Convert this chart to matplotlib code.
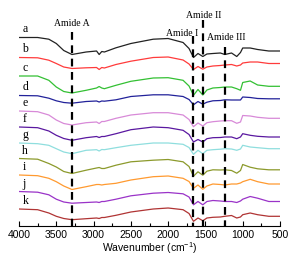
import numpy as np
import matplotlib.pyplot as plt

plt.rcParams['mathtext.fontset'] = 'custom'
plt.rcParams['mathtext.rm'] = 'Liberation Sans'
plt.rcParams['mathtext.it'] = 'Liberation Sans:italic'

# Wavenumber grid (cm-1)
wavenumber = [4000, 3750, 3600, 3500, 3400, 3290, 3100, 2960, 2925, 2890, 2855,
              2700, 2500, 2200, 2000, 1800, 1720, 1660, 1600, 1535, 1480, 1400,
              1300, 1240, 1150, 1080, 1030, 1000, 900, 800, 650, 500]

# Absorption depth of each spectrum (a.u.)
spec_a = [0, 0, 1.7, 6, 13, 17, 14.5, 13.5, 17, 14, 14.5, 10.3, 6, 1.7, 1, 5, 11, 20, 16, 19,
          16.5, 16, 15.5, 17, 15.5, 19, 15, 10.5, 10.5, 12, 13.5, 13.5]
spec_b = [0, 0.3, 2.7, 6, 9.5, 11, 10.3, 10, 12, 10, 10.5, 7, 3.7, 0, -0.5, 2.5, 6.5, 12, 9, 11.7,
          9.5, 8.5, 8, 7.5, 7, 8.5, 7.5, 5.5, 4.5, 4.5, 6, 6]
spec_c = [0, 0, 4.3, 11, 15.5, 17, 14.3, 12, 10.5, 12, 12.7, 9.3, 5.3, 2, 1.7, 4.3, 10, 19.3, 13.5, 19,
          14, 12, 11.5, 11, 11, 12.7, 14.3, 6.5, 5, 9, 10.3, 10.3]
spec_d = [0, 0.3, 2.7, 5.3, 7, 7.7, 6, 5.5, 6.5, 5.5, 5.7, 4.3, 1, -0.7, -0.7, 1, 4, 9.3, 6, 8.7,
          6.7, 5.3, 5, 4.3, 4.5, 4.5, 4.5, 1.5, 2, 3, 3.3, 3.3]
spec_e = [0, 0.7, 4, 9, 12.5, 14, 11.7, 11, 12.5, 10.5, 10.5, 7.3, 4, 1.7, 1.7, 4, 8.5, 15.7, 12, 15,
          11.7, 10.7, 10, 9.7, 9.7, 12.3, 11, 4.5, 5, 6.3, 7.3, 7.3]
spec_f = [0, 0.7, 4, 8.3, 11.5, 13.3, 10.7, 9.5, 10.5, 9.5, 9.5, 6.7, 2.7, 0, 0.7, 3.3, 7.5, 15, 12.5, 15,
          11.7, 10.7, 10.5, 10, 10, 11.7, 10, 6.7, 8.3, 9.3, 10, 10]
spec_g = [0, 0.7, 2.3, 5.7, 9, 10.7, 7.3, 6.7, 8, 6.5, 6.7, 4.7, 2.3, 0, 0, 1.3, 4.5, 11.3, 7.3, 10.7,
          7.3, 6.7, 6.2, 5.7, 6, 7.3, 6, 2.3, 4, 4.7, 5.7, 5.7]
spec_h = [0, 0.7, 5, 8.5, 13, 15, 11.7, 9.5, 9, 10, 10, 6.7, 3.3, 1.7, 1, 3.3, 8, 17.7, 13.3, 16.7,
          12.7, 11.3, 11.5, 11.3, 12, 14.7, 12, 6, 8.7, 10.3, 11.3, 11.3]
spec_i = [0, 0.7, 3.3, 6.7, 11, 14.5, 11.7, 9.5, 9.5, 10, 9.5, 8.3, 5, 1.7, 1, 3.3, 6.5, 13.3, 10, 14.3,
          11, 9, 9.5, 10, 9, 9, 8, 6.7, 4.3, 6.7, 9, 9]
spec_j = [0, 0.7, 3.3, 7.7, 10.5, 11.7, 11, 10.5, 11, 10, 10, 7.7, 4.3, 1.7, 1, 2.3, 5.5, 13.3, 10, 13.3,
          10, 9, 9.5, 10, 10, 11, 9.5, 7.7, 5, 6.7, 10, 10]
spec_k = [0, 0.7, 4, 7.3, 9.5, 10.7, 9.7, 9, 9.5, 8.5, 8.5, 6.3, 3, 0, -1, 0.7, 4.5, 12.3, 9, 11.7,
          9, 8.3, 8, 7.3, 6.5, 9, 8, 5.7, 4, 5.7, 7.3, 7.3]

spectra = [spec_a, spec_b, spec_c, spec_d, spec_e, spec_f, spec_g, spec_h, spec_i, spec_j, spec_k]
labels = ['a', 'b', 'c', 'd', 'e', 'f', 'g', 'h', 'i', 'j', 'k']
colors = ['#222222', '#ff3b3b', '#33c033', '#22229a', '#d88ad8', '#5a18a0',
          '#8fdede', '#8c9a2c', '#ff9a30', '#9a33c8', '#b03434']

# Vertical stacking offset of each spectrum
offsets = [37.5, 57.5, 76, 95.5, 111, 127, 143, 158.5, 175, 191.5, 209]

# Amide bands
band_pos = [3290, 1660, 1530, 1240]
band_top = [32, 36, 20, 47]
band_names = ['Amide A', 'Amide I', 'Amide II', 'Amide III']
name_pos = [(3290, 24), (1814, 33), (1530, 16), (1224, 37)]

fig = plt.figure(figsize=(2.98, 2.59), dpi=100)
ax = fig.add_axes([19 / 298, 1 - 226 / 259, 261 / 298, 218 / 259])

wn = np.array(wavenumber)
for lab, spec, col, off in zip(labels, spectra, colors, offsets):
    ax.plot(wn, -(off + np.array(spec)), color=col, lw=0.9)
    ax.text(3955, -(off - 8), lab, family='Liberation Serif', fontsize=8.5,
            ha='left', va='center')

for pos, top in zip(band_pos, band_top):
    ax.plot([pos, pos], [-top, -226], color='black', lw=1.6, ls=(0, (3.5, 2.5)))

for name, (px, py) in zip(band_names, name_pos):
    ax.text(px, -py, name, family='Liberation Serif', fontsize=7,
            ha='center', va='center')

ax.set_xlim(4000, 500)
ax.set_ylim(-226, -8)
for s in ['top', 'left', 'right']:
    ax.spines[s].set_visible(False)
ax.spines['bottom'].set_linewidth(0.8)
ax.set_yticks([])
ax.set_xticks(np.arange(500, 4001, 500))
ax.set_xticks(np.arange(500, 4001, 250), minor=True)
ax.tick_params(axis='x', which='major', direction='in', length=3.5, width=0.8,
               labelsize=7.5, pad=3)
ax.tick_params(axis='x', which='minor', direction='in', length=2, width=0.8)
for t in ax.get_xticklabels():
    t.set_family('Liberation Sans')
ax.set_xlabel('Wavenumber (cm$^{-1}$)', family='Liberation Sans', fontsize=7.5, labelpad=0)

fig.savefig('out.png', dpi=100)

:::::

■ TASK TO COMPLETE ■
Look at the listing and set down only the lines from its start through the line with "plt.rcParams['mathtext.it'] = 'Liberation", word for word and without pictures.

■ SOLUTION FOR THIS EXERCISE ■
Convert this chart to matplotlib code.
import numpy as np
import matplotlib.pyplot as plt

plt.rcParams['mathtext.fontset'] = 'custom'
plt.rcParams['mathtext.rm'] = 'Liberation Sans'
plt.rcParams['mathtext.it'] = 'Liberation Sans:italic'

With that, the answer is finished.